The other reason: The flue is designed with SEOs in mind. You have to use it as a subtraction operator, or there's no point. It is a simple solid tube (EXTRUDE, actually) which we use to make a simple void. If the flue wall has a thickness, it becomes a solid ring with nothing in the middle.

Flue Filled
When you subtract with a ring, you get a ring-shaped void, with solid, un-subtracted material in the middle. If you cut a section through such a thing, you'll get masonry fill with two stripes of flue-wall fill going through it, and no void.

Flue Air Fake Air
To fix that, I could simulate emptiness within the flue by filling it with solid stuff with a clear section fill. In order to see this stuff and the wall thickness, we would need to make the flue's layer solid instead of wireframe. The problem there is that in a marqueed 3D view, there would be no void.

Well, I could wireframe the layer in building section combinations and make it solid in wall section, and I could make the thickness option scale sensitive in the flue and the smoke chamber, but we're into serious inelegance now. It's a void, except when it's not and it's simulating a void, and it's scale- and layer combination-dependent, and do I 'really' subtract it to 'simulate' a void, I can't remember.

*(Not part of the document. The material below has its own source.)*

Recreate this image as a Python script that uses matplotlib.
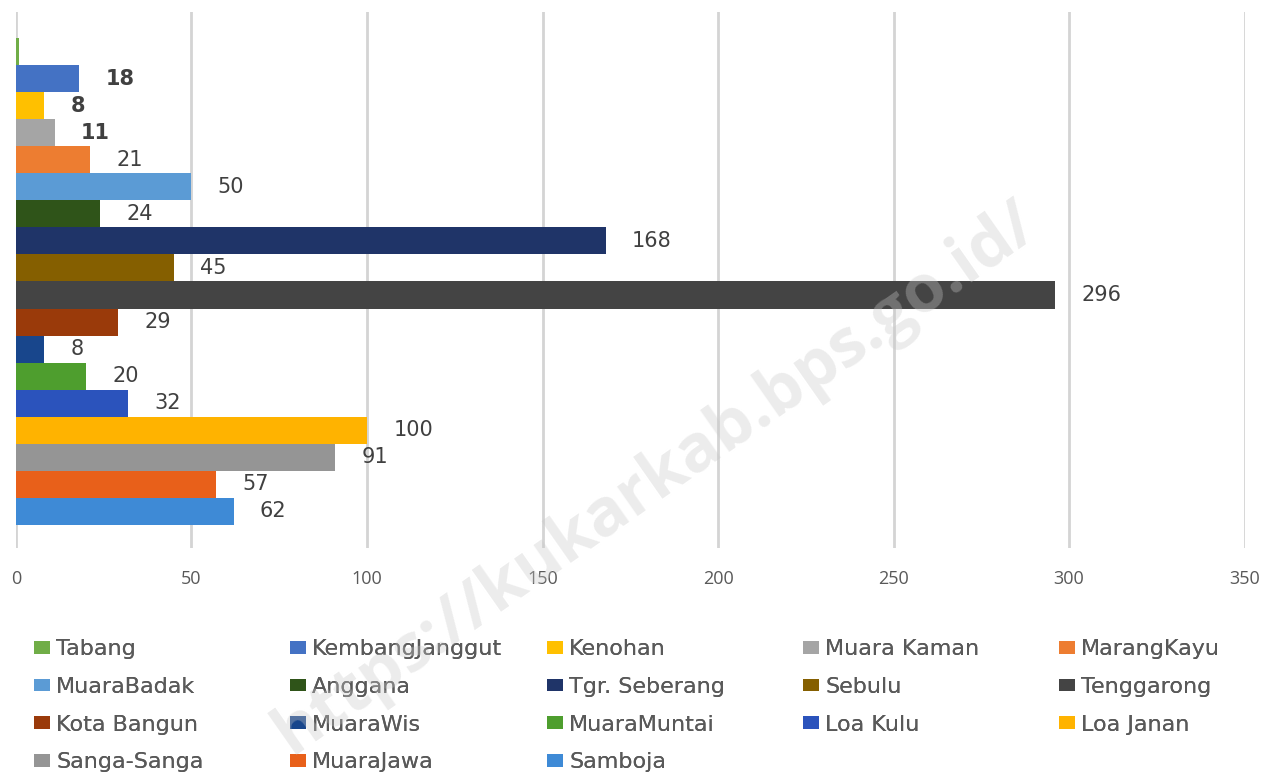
import numpy as np
import matplotlib as mpl
import matplotlib.pyplot as plt
from matplotlib.patches import Patch

mpl.rcParams['font.family'] = ['Open Sans', 'DejaVu Sans']

# data, top to bottom as drawn
districts = ['Tabang', 'KembangJanggut', 'Kenohan', 'Muara Kaman', 'MarangKayu',
             'MuaraBadak', 'Anggana', 'Tgr. Seberang', 'Sebulu', 'Tenggarong',
             'Kota Bangun', 'MuaraWis', 'MuaraMuntai', 'Loa Kulu', 'Loa Janan',
             'Sanga-Sanga', 'MuaraJawa', 'Samboja']
values = [1, 18, 8, 11, 21, 50, 24, 168, 45, 296, 29, 8, 20, 32, 100, 91, 57, 62]
show_label = [False] + [True] * 17
bold_label = [False, True, True, True] + [False] * 14
colors = ['#70AD47', '#4472C4', '#FFC000', '#A5A5A5', '#ED7D31',
          '#5B9BD5', '#2F5419', '#1F3468', '#855F00', '#444444',
          '#9A3A0A', '#18468C', '#4E9E2E', '#2B53BC', '#FFB300',
          '#959595', '#E8601A', '#3E8AD6']
xticks = [0, 50, 100, 150, 200, 250, 300, 350]

fig = plt.figure(figsize=(12.86, 7.77), dpi=100)
ax = fig.add_axes([0.0124, 0.2947, 0.9554, 0.6899])

ypos = np.arange(len(values))
for i in range(len(values)):
    ax.barh(ypos[i], values[i], height=1.0, color=colors[i], zorder=3,
            label=districts[i])
    if show_label[i]:
        ax.annotate(str(values[i]), (values[i], ypos[i]), xytext=(19, 0),
                    textcoords='offset points', va='center', ha='left',
                    fontsize=15, color='#404040', family='DejaVu Sans',
                    fontweight='bold' if bold_label[i] else 'normal')

ax.set_xlim(0, 350)
ax.set_ylim(18.35, -1.46)
ax.set_xticks(xticks)
ax.set_yticks([])
ax.grid(axis='x', color='#D4D4D4', linewidth=2, zorder=0)
for s in ax.spines.values():
    s.set_visible(False)
ax.tick_params(axis='x', length=0, pad=16, labelsize=13, labelcolor='#595959')

# legend, filled row by row like the original (5 columns)
handles = [Patch(facecolor=c) for c in colors]
col_x = [0.0264, 0.2255, 0.4253, 0.6244, 0.8235]
for c in range(5):
    idx = list(range(c, len(districts), 5))
    leg = fig.legend([handles[k] for k in idx], [districts[k] for k in idx],
                     loc='upper left', bbox_to_anchor=(col_x[c], 0.1775),
                     frameon=False, prop={'family': 'DejaVu Sans', 'size': 16},
                     labelcolor='#595959',
                     handlelength=0.72, handleheight=0.5, handletextpad=0.28,
                     labelspacing=0.8, borderaxespad=0, borderpad=0)
    fig.add_artist(leg)

# watermark
fig.text(0.51, 0.385, 'https://kukarkab.bps.go.id/', rotation=35,
         ha='center', va='center', fontsize=48, fontweight='bold',
         color='#C8C8C8', alpha=0.35, zorder=10)

fig.savefig('out.png', dpi=100)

Once again we have met a limit in GDL object technology where the simplest solution is for Graphisoft to give us more power. There is a directive, MODEL, which allows you to build shapes in wireframe or surfaces-only mode in addition to the default, normal, solid mode. MODEL WIRE makes a wireframe shape that looks exactly like switching a layer to wireframe. MODEL SURFACE makes a shape that looks normal from the outside but is hollow. This sounds promising for our problem until we realize that only MODEL SOLID shapes can act as SEO operators.

Therefore, I want a new MODEL option which will make shapes wireframe, but which will allow the shapes to act as operators. So the flue wall would subtract, and the void within the flue would subtract, but the void would still be a void. My first stab at a name is MODEL OPERATOR, but I'm open to suggestions.